The streaming path writes large artifacts incrementally and avoids constructing the full event table in memory.

Use it for larger imports.

Example:

source:
  name: amazon_reviews_2023
  reviews_path: data/raw/All_Beauty.jsonl.gz
  metadata_path: data/raw/meta_All_Beauty.jsonl.gz
  output_dir: outputs/imports/all_beauty_streaming
  import_mode: streaming
  time_index_mode: panelist_sequence

Streaming supports panelist_sequence and raw_timestamp. It does not support global_sequence.

Exported files¶

The Amazon source export writes:

events.jsonl
products.jsonl
personas.jsonl
metadata.json
data_dictionary.json
stats.json

File	Description
`events.jsonl`	Schema-valid evaluation rows derived from reviews.
`products.jsonl`	Product records derived from metadata.
`personas.jsonl`	Persona records derived from user review histories.
`metadata.json`	Source-level import metadata.
`data_dictionary.json`	Source export dictionary.
`stats.json`	Import counts and source-specific statistics.

Missing product metadata¶

Amazon review rows may reference products whose metadata is absent from the loaded metadata file.

By default:

require_metadata_match_for_events: false

With this setting, review events may still be emitted even when product metadata is missing. Missing metadata counts are recorded in stats.json.

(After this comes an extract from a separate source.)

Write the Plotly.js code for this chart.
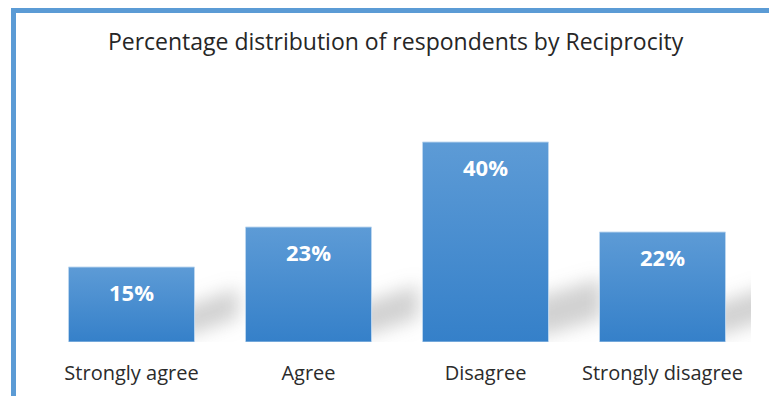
<!DOCTYPE html>
<html>
<head>
<meta charset="utf-8">
<script src="https://cdn.plot.ly/plotly-3.0.1.min.js"></script>
<style>
  html, body { margin: 0; padding: 0; background: #ffffff; }
  #wrap { position: relative; width: 769px; height: 396px; overflow: hidden; }
  #chart { position: absolute; left: 0; top: 0; width: 769px; height: 396px; }
  #frame { position: absolute; left: 11px; top: 8px; width: 800px; height: 420px;
           border-left: 5px solid #5b9bd5; border-top: 5px solid #5b9bd5; pointer-events: none; }
</style>
</head>
<body>
<div id="wrap">
  <div id="chart"></div>
  <div id="frame"></div>
</div>
<script>
// ---- data ----
const categories = ["Strongly agree", "Agree", "Disagree", "Strongly disagree"];
const percentages = [15, 23, 40, 22];
const valueLabels = ["15%", "23%", "40%", "22%"];
const chartTitle = "Percentage distribution of respondents by Reciprocity";

const trace = {
  type: "bar",
  x: categories,
  y: percentages,
  marker: { color: "#4a8fd0", line: { color: "rgba(190,215,240,0.9)", width: 1 } },
  hoverinfo: "none"
};

const annotations = categories.map((c, i) => ({
  x: c, y: percentages[i], xref: "x", yref: "y",
  text: valueLabels[i], showarrow: false,
  yanchor: "top", yshift: -8,
  font: { family: "Open Sans", size: 22, color: "#ffffff", weight: 700 }
}));

const layout = {
  width: 769, height: 396,
  margin: { l: 43, r: 18, t: 122, b: 54 },
  paper_bgcolor: "#ffffff", plot_bgcolor: "#ffffff",
  bargap: 0.288,
  showlegend: false,
  title: {
    text: chartTitle,
    font: { family: "Open Sans", size: 23, color: "#262626" },
    x: 0.498, xanchor: "center", xref: "paper",
    y: 1 - 42 / 396, yanchor: "middle", yref: "container"
  },
  xaxis: {
    showgrid: false, showline: false, zeroline: false, ticks: "",
    tickfont: { family: "Open Sans", size: 20, color: "#2b2b2b" },
    ticklabelstandoff: 17,
    fixedrange: true
  },
  yaxis: { range: [0, 44], visible: false, showgrid: false, zeroline: false, fixedrange: true },
  annotations: annotations
};

Plotly.newPlot("chart", [trace], layout, { displayModeBar: false, staticPlot: true }).then(gd => {
  const NS = "http://www.w3.org/2000/svg";
  const svg = gd.querySelector(".main-svg");
  let defs = svg.querySelector("defs");
  if (!defs) { defs = document.createElementNS(NS, "defs"); svg.insertBefore(defs, svg.firstChild); }

  const grad = document.createElementNS(NS, "linearGradient");
  grad.setAttribute("id", "barGrad");
  grad.setAttribute("x1", "0"); grad.setAttribute("y1", "0");
  grad.setAttribute("x2", "0"); grad.setAttribute("y2", "1");
  [["0%", "#5d9bd6"], ["100%", "#3580c9"]].forEach(([o, c]) => {
    const s = document.createElementNS(NS, "stop");
    s.setAttribute("offset", o); s.setAttribute("stop-color", c);
    grad.appendChild(s);
  });
  defs.appendChild(grad);

  const filt = document.createElementNS(NS, "filter");
  filt.setAttribute("id", "shBlur");
  filt.setAttribute("x", "-50%"); filt.setAttribute("y", "-50%");
  filt.setAttribute("width", "200%"); filt.setAttribute("height", "200%");
  const fb = document.createElementNS(NS, "feGaussianBlur");
  fb.setAttribute("stdDeviation", "9");
  filt.appendChild(fb);
  defs.appendChild(filt);

  gd.querySelectorAll(".bars .point path").forEach(p => {
    p.style.fill = "url(#barGrad)";
  });

  // soft floor shadows behind each bar
  const xa = gd._fullLayout.xaxis, ya = gd._fullLayout.yaxis;
  const barLayer = gd.querySelector(".barlayer");
  const g = document.createElementNS(NS, "g");
  g.setAttribute("filter", "url(#shBlur)");
  const halfW = (1 - layout.bargap) / 2;
  percentages.forEach((v, i) => {
    const xr = xa.l2p(i + halfW);
    const yb = ya.l2p(0);
    const h = yb - ya.l2p(v);
    const L = 38 + h * 0.08;
    const thick = 24 + h * 0.08;
    const rise = 20;
    const poly = document.createElementNS(NS, "polygon");
    const pts = [
      [xr - 14, yb - 4],
      [xr - 14, yb - 4 - thick],
      [xr + L, yb - 4 - thick - rise],
      [xr + L, yb - 4 - rise]
    ];
    poly.setAttribute("points", pts.map(q => q.join(",")).join(" "));
    poly.setAttribute("fill", "#9a9a9a");
    poly.setAttribute("fill-opacity", "0.45");
    g.appendChild(poly);
  });
  barLayer.parentNode.insertBefore(g, barLayer);
});
</script>
</body>
</html>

To keep only metadata-backed events:

require_metadata_match_for_events: true

Capped development imports¶

For development, use caps:

source:
  name: amazon_reviews_2023
  reviews_path: data/raw/All_Beauty.jsonl.gz
  metadata_path: data/raw/meta_All_Beauty.jsonl.gz
  output_dir: outputs/imports/all_beauty_dev
  import_mode: in_memory
  max_reviews: 1000
  max_metadata_rows: 1000

Independent caps can reduce review/metadata overlap because the first N review rows and first M metadata rows may not refer to the same products.

Downstream use¶

After source import, the benchmarks/ module can freeze a smaller benchmark-ready subset. The comparison layer can then compare synthetic outputs against that frozen reference.

Sources ingest. Benchmarks freeze. Comparison evaluates.